The CIOR had followed the ideology of working to upgrade their infrastructure, and the modeled segment was just like the rest. This was a former PRR double track mainline that the PC had tried with all its might to kill. The PC had reduced the biggest part of it to single track and left the signal system to fade away. When the CIOR took control of the line it was nothing more then a weedgrown branch. The first goal was to rebuild the line making it for current use a single track mainline, then over time start to restore the second main as needed. By the late 1980's the railroad from CP-Thorne to CP-Newman was double tracked once again, except for a small segment from CP-Dunreith to CP-Dublin Jct. Finally the track work was complete and a race track became a super speedway. 79mph top speeds except the single track segment from Dublin Junction to Dunreith, which is 69mph. Amtrak's "National Limited" would remain on the line (and be the only train seeing the 79mph, intermodal top speed is 69mph, freight is 59mph).

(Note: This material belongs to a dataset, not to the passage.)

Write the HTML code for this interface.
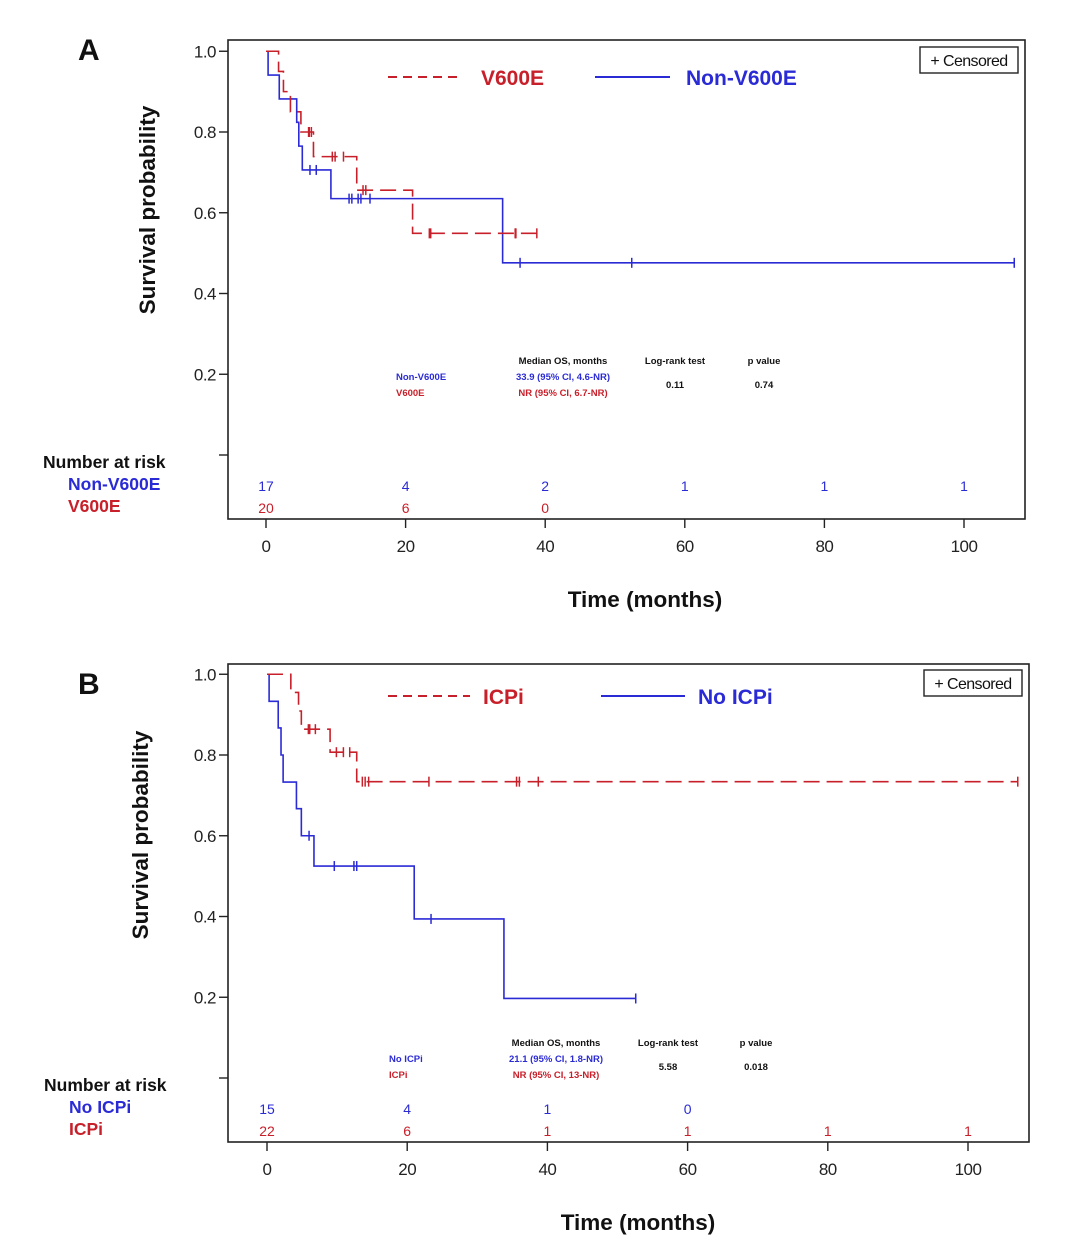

The CIOR has several yards on the system, the largest being the former Pittsburgh & Lake Erie’s Gateway yard facility. Gateway is the only hump yard on the CIOR system and mainly classifies trains heading east and pre-blocks trains heading west. Thanks to the new "Beaver Creek Connection" that allows CIOR trains to come off the River Line and onto the former P&LE mainline, trains can directly move to and from the yards at Youngstown. Conrail direct interchange trains run straight through to Conway yards.
The major shop facility on the CIOR system is the former PRR’s Logansport shops. Logansport Shops maintain all locomotives for the CIOR system, plus system lease units. Logansport is also home to the CIOR excursion steam fleet, housed in a newly erected backshop building on the site of the former RIP house. Both Logansport and Youngstown maintain car shop heavy repair facilities.

Indianapolis is the headquarters of the CIOR, home to the centralized dispatching center and main offices. Indianapolis is also home to 3 of the CIOR’s yards. The largest being Hawthorne, located on the east side of Indianapolis, it boasts a 30 track class yard that handles currently 20 trains per day. The "Hill" yard is a former NYC property that was conveyed to the CIOR for use as a joint CIOR/Conrail Intermodal terminal. The Hill yard is just south of Hawthorne and has access to all mainlines radiating from Indianapolis, with direct connection to the CIOR's Dunreith District and Cincinnati District, as well as mainline connection to Conrail's Indianapolis and St.Louis Lines. Hill Yard is currently being enlarged to handle a direct trailering ramp on the Intermodal side of the yard, on the west side of the mainline 3 new siding tracks are being constructed for holding of unit coal trains in transfer. The final CIOR property and smallest is "Transfer" yard. This is a former PRR property conveyed by Conrail to the CIOR as a joint facility for General Motors and also a forward block swap for any Ford Motors traffic from the west. Transfer has IUBelt access and can reach all CIOR and foreign line roads via the belt.